10. The speaker device of claim 1, wherein the light source comprises at least one light emitting diode (LED).

11. The speaker device of claim 1, wherein a cross section of a portion of the device body defining the reflecting surface is defined by a spline curve intercepting the height and the depth of the aperture.

12. The speaker device of claim 1, wherein a maximum curvature of a portion of the device body defining the reflecting surface is about 0.46 mm−1.
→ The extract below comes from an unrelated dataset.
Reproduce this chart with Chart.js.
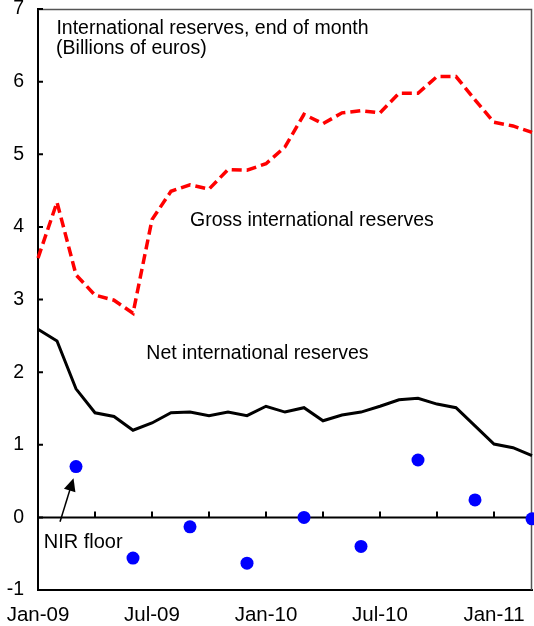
<!DOCTYPE html>
<html>
<head>
<meta charset="utf-8">
<script src="https://cdn.jsdelivr.net/npm/chart.js@4/dist/chart.umd.min.js"></script>
<style>
  html, body { margin: 0; padding: 0; background: #fff; }
  canvas { display: block; }
</style>
</head>
<body>
<canvas id="c" width="534" height="626"></canvas>
<script>
const months = ["Jan-09","Feb-09","Mar-09","Apr-09","May-09","Jun-09","Jul-09","Aug-09","Sep-09","Oct-09","Nov-09","Dec-09",
                "Jan-10","Feb-10","Mar-10","Apr-10","May-10","Jun-10","Jul-10","Aug-10","Sep-10","Oct-10","Nov-10","Dec-10",
                "Jan-11","Feb-11","Mar-11"];
const grossReserves = [3.57,4.34,3.34,3.06,2.99,2.81,4.10,4.49,4.58,4.52,4.79,4.78,
                       4.87,5.10,5.55,5.42,5.57,5.60,5.57,5.84,5.84,6.07,6.07,5.75,
                       5.44,5.39,5.30];
const netReserves = [2.59,2.43,1.77,1.44,1.39,1.20,1.30,1.44,1.45,1.40,1.45,1.40,
                     1.53,1.45,1.51,1.33,1.41,1.45,1.53,1.62,1.64,1.56,1.51,1.26,
                     1.01,0.96,0.85];
const nirFloor = [null,null,0.70,null,null,-0.56,null,null,-0.13,null,null,-0.63,
                  null,null,0.00,null,null,-0.40,null,null,0.79,null,null,0.24,
                  null,null,-0.02];
const yTicks = [-1,0,1,2,3,4,5,6,7];

const FONT = "'Liberation Sans', Arial, sans-serif";

const decor = {
  id: 'decor',
  beforeDatasetsDraw(chart) {
    const {ctx, chartArea: a, scales: {x, y}} = chart;
    ctx.save();
    ctx.strokeStyle = '#555';
    ctx.lineWidth = 1.5;
    ctx.beginPath();
    ctx.moveTo(a.left, a.top + 0.5);
    ctx.lineTo(a.right - 0.5, a.top + 0.5);
    ctx.lineTo(a.right - 0.5, a.bottom);
    ctx.stroke();
    const y0 = y.getPixelForValue(0);
    ctx.strokeStyle = '#000';
    ctx.lineWidth = 2;
    ctx.beginPath();
    ctx.moveTo(a.left, y0);
    ctx.lineTo(a.right, y0);
    ctx.stroke();
    ctx.beginPath();
    for (let i = 3; i < months.length; i += 3) {
      const px = Math.round(x.getPixelForValue(i));
      ctx.moveTo(px, y0);
      ctx.lineTo(px, y0 - 6);
    }
    for (const v of yTicks) {
      const py = y.getPixelForValue(v);
      ctx.moveTo(a.left, py);
      ctx.lineTo(a.left + 5, py);
    }
    ctx.stroke();
    ctx.restore();
  },
  afterDatasetsDraw(chart) {
    const {ctx, scales: {x, y}} = chart;
    ctx.save();
    ctx.fillStyle = '#000';
    ctx.textBaseline = 'middle';
    ctx.textAlign = 'left';
    const txt = (s, xi, yv, size) => {
      ctx.font = size + 'px ' + FONT;
      ctx.fillText(s, x.getPixelForValue(xi), y.getPixelForValue(yv));
    };
    txt('International reserves, end of month', 0.97, 6.73, 19.5);
    txt('(Billions of euros)', 0.95, 6.46, 19.5);
    txt('Gross international reserves', 8.0, 4.08, 19.5);
    txt('Net international reserves', 5.7, 2.25, 19.5);
    txt('NIR floor', 0.3, -0.34, 20);
    const x1 = x.getPixelForValue(1.16), y1 = y.getPixelForValue(-0.06);
    const x2 = x.getPixelForValue(1.87), y2 = y.getPixelForValue(0.54);
    const ang = Math.atan2(y2 - y1, x2 - x1);
    const hl = 13, hw = 6;
    ctx.strokeStyle = '#000';
    ctx.lineWidth = 1.5;
    ctx.beginPath();
    ctx.moveTo(x1, y1);
    ctx.lineTo(x2 - Math.cos(ang) * hl * 0.8, y2 - Math.sin(ang) * hl * 0.8);
    ctx.stroke();
    ctx.beginPath();
    ctx.moveTo(x2, y2);
    ctx.lineTo(x2 - Math.cos(ang) * hl - Math.sin(ang) * hw, y2 - Math.sin(ang) * hl + Math.cos(ang) * hw);
    ctx.lineTo(x2 - Math.cos(ang) * hl + Math.sin(ang) * hw, y2 - Math.sin(ang) * hl - Math.cos(ang) * hw);
    ctx.closePath();
    ctx.fill();
    ctx.restore();
  }
};

new Chart(document.getElementById('c'), {
  type: 'line',
  data: {
    labels: months,
    datasets: [
      {
        label: 'NIR floor',
        data: nirFloor,
        showLine: false,
        pointRadius: 6.5,
        pointBackgroundColor: '#0000FF',
        pointBorderColor: '#0000FF',
        pointBorderWidth: 0,
        clip: false,
        order: 0
      },
      {
        label: 'Gross international reserves',
        data: grossReserves,
        borderColor: '#FF0000',
        borderWidth: 3.5,
        borderDash: [10, 5],
        pointRadius: 0,
        tension: 0,
        fill: false,
        order: 1
      },
      {
        label: 'Net international reserves',
        data: netReserves,
        borderColor: '#000000',
        borderWidth: 3,
        pointRadius: 0,
        tension: 0,
        fill: false,
        order: 2
      }
    ]
  },
  options: {
    responsive: false,
    animation: false,
    devicePixelRatio: 1,
    layout: { autoPadding: false, padding: { top: 9, right: 2, left: 0, bottom: 0 } },
    plugins: { legend: { display: false }, tooltip: { enabled: false } },
    scales: {
      x: {
        type: 'category',
        offset: false,
        grid: { display: false, drawTicks: false },
        border: { display: true, color: '#000', width: 2 },
        ticks: {
          autoSkip: false,
          maxRotation: 0,
          minRotation: 0,
          padding: 13,
          color: '#000',
          font: { family: FONT, size: 20.5 },
          callback: (v, i) => (i % 6 === 0 ? months[i] : '')
        },
        afterFit: s => { s.height = 36; s.paddingLeft = 0; s.paddingRight = 0; }
      },
      y: {
        min: -1,
        max: 7,
        grid: { display: false, drawTicks: false },
        border: { display: true, color: '#000', width: 2 },
        afterBuildTicks: s => { s.ticks = yTicks.map(v => ({ value: v })); },
        ticks: {
          padding: 14,
          color: '#000',
          font: { family: FONT, size: 19.5 },
          callback: v => String(v)
        },
        afterFit: s => { s.width = 38; s.paddingTop = 0; s.paddingBottom = 0; }
      }
    }
  },
  plugins: [decor]
});
</script>
</body>
</html>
13. A speaker device comprising:

a device body having:

a control panel having an outer face and an inner face,

a reflecting surface extending at least partially transversely from an exterior edge of the inner face of the control panel,

at least one wall at least partially overlapping with the reflecting surface,

an aperture being defined between the exterior edge of the inner face and a closest longitudinal edge of the at least one wall,

a light source disposed in an interior of the device body, and

a lightguide disposed in the interior of the device body, the lightguide being in optical communication with the light source, the lightguide extending at least partially between the light source and the aperture, and

the reflecting surface, the light source, the lightguide, and the at least one wall being arranged such that light emitted by the light source:

travels through the lightguide to be incident on the reflective surface;

reflects off the reflecting surface; and

exits the speaker device through the aperture; and

the aperture having a height and a depth defining an aspect ratio, the aspect ratio being within a range from about 0.96 to about 1.53.